The exemption is on condition that the FSI has been subjected to tax “of a similar character to income tax” under the laws of the foreign jurisdiction where the income arose. To satisfy this condition, the qualifying individual is required to comply with conditions imposed by the MoF, which will be specified in guidelines to be issued in due course by the Inland Revenue Board (IRB).
Key points of Income Tax (Exemption) (No. 6) Order 2022, which applies to the dividend income of companies, limited liability partnerships (LLPs) and individuals earning dividend income in relation to a partnership business
The Order exempts a “qualifying person” from the payment of income tax in respect of dividend income which is received in Malaysia from outside Malaysia.

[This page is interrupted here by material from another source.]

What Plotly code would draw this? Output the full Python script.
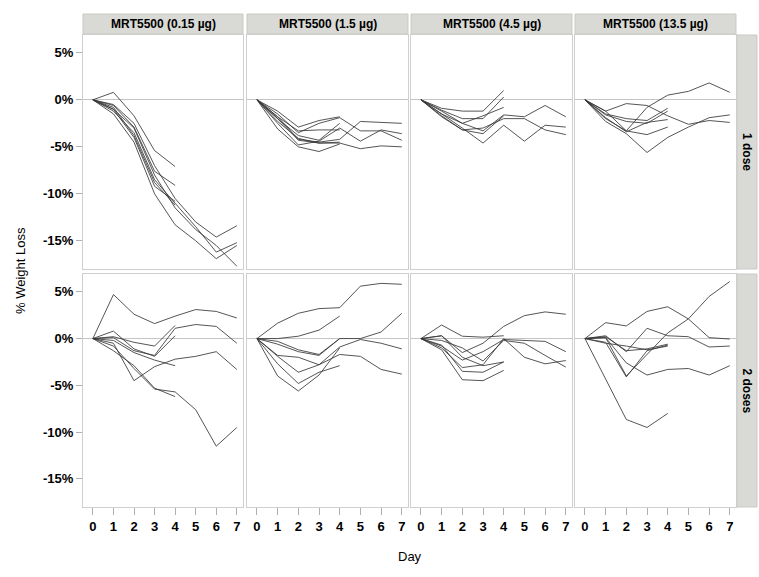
import plotly.graph_objects as go

# ---- data -----------------------------------------------------------------
DAYS = [0, 1, 2, 3, 4, 5, 6, 7]
DOSE_LABELS = ["MRT5500 (0.15 µg)", "MRT5500 (1.5 µg)", "MRT5500 (4.5 µg)", "MRT5500 (13.5 µg)"]
REGIMEN_LABELS = ["1 dose", "2 doses"]
Y_TICKS = [5, 0, -5, -10, -15]
Y_TICK_TEXT = ["5%", "0%", "-5%", "-10%", "-15%"]

# % weight change per animal (animals sampled at day 4 have 5 values)
one_dose_015 = [
    [0, -0.5, -2.5, -7.0, -10.5, -13.0, -14.6, -13.4],
    [0, -1.2, -3.5, -8.5, -11.0, -13.5, -16.2, -15.2],
    [0, -1.5, -4.5, -10.0, -13.3, -15.0, -16.9, -15.5],
    [0, -1.0, -3.0, -8.0, -11.5, -13.8, -15.5, -17.7],
    [0, 0.8, -1.7, -5.4, -7.1],
    [0, -0.6, -2.9, -7.6, -9.1],
    [0, -0.8, -3.8, -8.8, -11.2],
    [0, -1.0, -4.0, -9.2, -10.8],
]
one_dose_15 = [
    [0, -1.5, -3.5, -2.5, -1.9, -3.3, -3.3, -4.3],
    [0, -1.8, -4.2, -4.5, -4.2, -2.3, -2.4, -2.5],
    [0, -2.0, -4.3, -4.6, -4.6, -5.2, -4.9, -5.0],
    [0, -2.5, -4.8, -4.4, -3.0, -4.4, -3.2, -3.6],
    [0, -1.2, -2.9, -2.2, -1.8],
    [0, -1.8, -3.3, -3.2, -3.2],
    [0, -2.0, -3.8, -4.3, -2.5],
    [0, -2.3, -4.1, -4.6, -4.5],
    [0, -3.1, -5.0, -5.5, -4.7],
]
one_dose_45 = [
    [0, -1.2, -2.5, -3.3, -1.6, -1.8, -0.6, -1.8],
    [0, -1.5, -3.0, -4.6, -2.7, -4.4, -2.7, -2.9],
    [0, -1.8, -3.2, -3.0, -2.0, -2.0, -3.2, -3.7],
    [0, -0.9, -1.2, -1.2, 1.0],
    [0, -1.1, -2.0, -2.0, 0.3],
    [0, -1.5, -2.5, -1.7, -0.8],
    [0, -1.7, -3.2, -3.6, -1.7],
]
one_dose_135 = [
    [0, -1.2, -3.3, -0.8, 0.5, 0.9, 1.8, 0.8],
    [0, -2.3, -3.6, -5.6, -4.0, -2.9, -1.9, -1.6],
    [0, -1.2, -0.4, -0.6, -1.7, -2.6, -2.2, -2.4],
    [0, -1.5, -2.0, -2.2, -0.9],
    [0, -1.6, -2.3, -2.5, -1.2],
    [0, -1.9, -3.4, -2.4, -2.1],
    [0, -2.0, -3.3, -3.7, -2.9],
]
two_doses_015 = [
    [0, 4.7, 2.6, 1.6, 2.4, 3.1, 2.9, 2.2],
    [0, 0.1, -1.3, -1.8, 1.1, 1.5, 1.3, -0.5],
    [0, -0.5, -4.5, -3.0, -2.2, -1.9, -1.4, -3.3],
    [0, -0.8, -3.2, -5.4, -5.7, -7.6, -11.5, -9.5],
    [0, 0.2, -0.4, -0.8, 1.4],
    [0, 0.8, -1.1, -1.9, 0.3],
    [0, -0.2, -1.5, -2.3, -2.9],
    [0, -1.3, -2.9, -5.3, -6.2],
]
two_doses_15 = [
    [0, 1.65, 2.7, 3.2, 3.3, 5.6, 5.9, 5.8],
    [0, -0.3, -1.2, -1.7, 0.0, 0.0, 0.7, 2.7],
    [0, -1.9, -3.6, -2.8, -0.9, -0.1, -0.5, -1.1],
    [0, -1.8, -2.0, -2.8, -1.7, -1.9, -3.3, -3.8],
    [0, 0.0, 0.25, 0.9, 2.4],
    [0, -0.6, -1.4, -1.8, 0.0],
    [0, -4.0, -5.6, -3.9, -1.0],
    [0, -2.7, -4.8, -3.6, -2.9],
]
two_doses_45 = [
    [0, 0.3, -1.5, -0.5, 1.3, 2.45, 2.85, 2.6],
    [0, -0.8, -2.3, -1.4, -0.1, -0.2, -0.3, -1.4],
    [0, -0.2, -1.0, -2.4, -0.2, -0.5, -1.8, -3.05],
    [0, -1.0, -3.1, -2.8, 0.0, -2.0, -2.7, -2.35],
    [0, 1.45, 0.25, 0.15, 0.3],
    [0, 0.3, -2.0, -2.9, -2.5],
    [0, -1.2, -4.4, -4.5, -3.4],
    [0, -0.7, -3.5, -3.6, -2.5],
]
two_doses_135 = [
    [0, 0.1, -4.0, -1.7, 0.6, 2.1, 4.5, 6.1],
    [0, 1.7, 1.35, 2.9, 3.4, 2.1, 0.1, -0.05],
    [0, 0.3, -1.4, 1.1, 0.3, 0.2, -0.9, -0.8],
    [0, 0.1, -2.6, -3.9, -3.3, -3.2, -3.9, -2.9],
    [0, -4.3, -8.65, -9.5, -8.0],
    [0, 0.2, -1.3, -1.1, -0.6],
    [0, -0.4, -4.1, -1.3, -0.7],
    [0, -0.5, -0.8, -1.2, -0.8],
]

PANELS = [
    [one_dose_015, one_dose_15, one_dose_45, one_dose_135],
    [two_doses_015, two_doses_15, two_doses_45, two_doses_135],
]

# ---- layout geometry (pixels in a 759 x 577 page) --------------------------
W, H = 759, 577
COL_PX = [(83, 243), (247, 408), (411, 572), (575, 736)]
ROW_PX = [(35, 269), (274, 507)]
TOP_STRIP_PX = (14, 34)
RIGHT_STRIP_PX = (737, 757)

STRIP_FILL = "#d9dad5"
STRIP_EDGE = "#c9cac5"
FRAME = "#cfcfcf"
LINE_COLOR = "rgba(55,55,55,0.85)"
NARROW = "Liberation Sans Narrow, Arial Narrow, Liberation Sans, Arial, sans-serif"
REGULAR = "Liberation Sans, Arial, sans-serif"


def fx(px):
    return px / W


def fy(py):
    return 1 - py / H


fig = go.Figure()
layout = dict(
    width=W, height=H,
    margin=dict(l=0, r=0, t=0, b=0),
    paper_bgcolor="white", plot_bgcolor="white",
    showlegend=False,
)

idx = 0
for r, row in enumerate(PANELS):
    for c, series in enumerate(row):
        idx += 1
        sx = "" if idx == 1 else str(idx)
        for vals in series:
            fig.add_trace(go.Scatter(
                x=DAYS[:len(vals)], y=vals, mode="lines",
                line=dict(color=LINE_COLOR, width=1),
                xaxis="x" + sx, yaxis="y" + sx, hoverinfo="skip",
            ))
        x0, x1 = COL_PX[c]
        y0, y1 = ROW_PX[r]
        bottom = r == 1
        left = c == 0
        layout["xaxis" + sx] = dict(
            domain=[fx(x0), fx(x1)], anchor="y" + sx,
            range=[-0.48, 7.3], showgrid=False, zeroline=False,
            showline=True, mirror=True, linecolor=FRAME, linewidth=1,
            tickmode="array", tickvals=DAYS,
            ticktext=[str(d) for d in DAYS] if bottom else [""] * len(DAYS),
            showticklabels=bottom,
            ticks="outside" if bottom else "", ticklen=7, tickcolor="#b0b0b0",
            tickfont=dict(family=NARROW, size=13, color="black", weight="bold"),
        )
        layout["yaxis" + sx] = dict(
            domain=[fy(y1), fy(y0)], anchor="x" + sx,
            range=[-18.0, 6.9], showgrid=False,
            zeroline=True, zerolinecolor="#c4c4c4", zerolinewidth=1,
            showline=True, mirror=True, linecolor=FRAME, linewidth=1,
            tickmode="array", tickvals=Y_TICKS, ticktext=Y_TICK_TEXT,
            showticklabels=left,
            ticks="outside" if left else "", ticklen=6, tickcolor="#b0b0b0",
            tickfont=dict(family=NARROW, size=13, color="black", weight="bold"),
        )

shapes = []
annotations = []
for c, label in enumerate(DOSE_LABELS):
    x0, x1 = COL_PX[c]
    shapes.append(dict(
        type="rect", xref="paper", yref="paper",
        x0=fx(x0), x1=fx(x1), y0=fy(TOP_STRIP_PX[1]), y1=fy(TOP_STRIP_PX[0]),
        fillcolor=STRIP_FILL, line=dict(color=STRIP_EDGE, width=1), layer="below",
    ))
    annotations.append(dict(
        text=label, xref="paper", yref="paper",
        x=fx((x0 + x1) / 2), y=fy(sum(TOP_STRIP_PX) / 2),
        showarrow=False, xanchor="center", yanchor="middle",
        font=dict(family=REGULAR, size=12, color="black", weight="bold"),
    ))
for r, label in enumerate(REGIMEN_LABELS):
    y0, y1 = ROW_PX[r]
    shapes.append(dict(
        type="rect", xref="paper", yref="paper",
        x0=fx(RIGHT_STRIP_PX[0]), x1=fx(RIGHT_STRIP_PX[1]), y0=fy(y1), y1=fy(y0),
        fillcolor=STRIP_FILL, line=dict(color=STRIP_EDGE, width=1), layer="below",
    ))
    annotations.append(dict(
        text=label, xref="paper", yref="paper",
        x=fx(sum(RIGHT_STRIP_PX) / 2), y=fy((y0 + y1) / 2),
        showarrow=False, xanchor="center", yanchor="middle", textangle=90,
        font=dict(family=REGULAR, size=12, color="black", weight="bold"),
    ))

annotations.append(dict(
    text="% Weight Loss", xref="paper", yref="paper",
    x=fx(20), y=fy(271), showarrow=False, textangle=-90,
    xanchor="center", yanchor="middle",
    font=dict(family=NARROW, size=13, color="black"),
))
annotations.append(dict(
    text="Day", xref="paper", yref="paper",
    x=fx(410), y=fy(556), showarrow=False,
    xanchor="center", yanchor="middle",
    font=dict(family=NARROW, size=13, color="black"),
))

layout["shapes"] = shapes
layout["annotations"] = annotations
fig.update_layout(**layout)
fig.write_html("out.html")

“Qualifying person” in this context means a person resident in Malaysia who is:
(a) An individual who has dividend income received in Malaysia from outside Malaysia in relation to a partnership business in Malaysia,
(b) An LLP which is registered under the Limited Liability Partnerships Act 2012, or
(c) A company which is incorporated or registered under the Companies Act 2016
The exemption available to the “qualifying person” is subject to the following conditions:
- The dividend income has been subjected to tax “of a similar character to income tax” under the laws of the foreign jurisdiction where the income arose, and
- The highest rate of tax “of a similar character to income tax” charged under the laws of the foreign jurisdiction where the income arose was not less than 15%.
Similarly, to satisfy the above conditions, the qualifying person is required to comply with the conditions imposed by the MoF which will be specified in guidelines to be issued by the IRB. Further guidance is also expected on whether the 15% tax rate mentioned above refers to the prevailing tax rate in the foreign jurisdiction at the time the dividend was declared, at the time the dividend is received in Malaysia or at some other date.
It is noted that the above definition of “qualifying person” does not appear to include, for example, a unit trust or a company which is incorporated under the Labuan Companies Act 1990 which has elected to be taxed under the ITA, which means that such taxpayers would technically not qualify for the exemption. Further clarification will be sought from the authorities in this regard. It is also possible that further details will be made available in the IRB’s guidelines.
The Order also stipulates that the exemption will not apply to a person carrying on the business of banking, insurance or sea or air transport.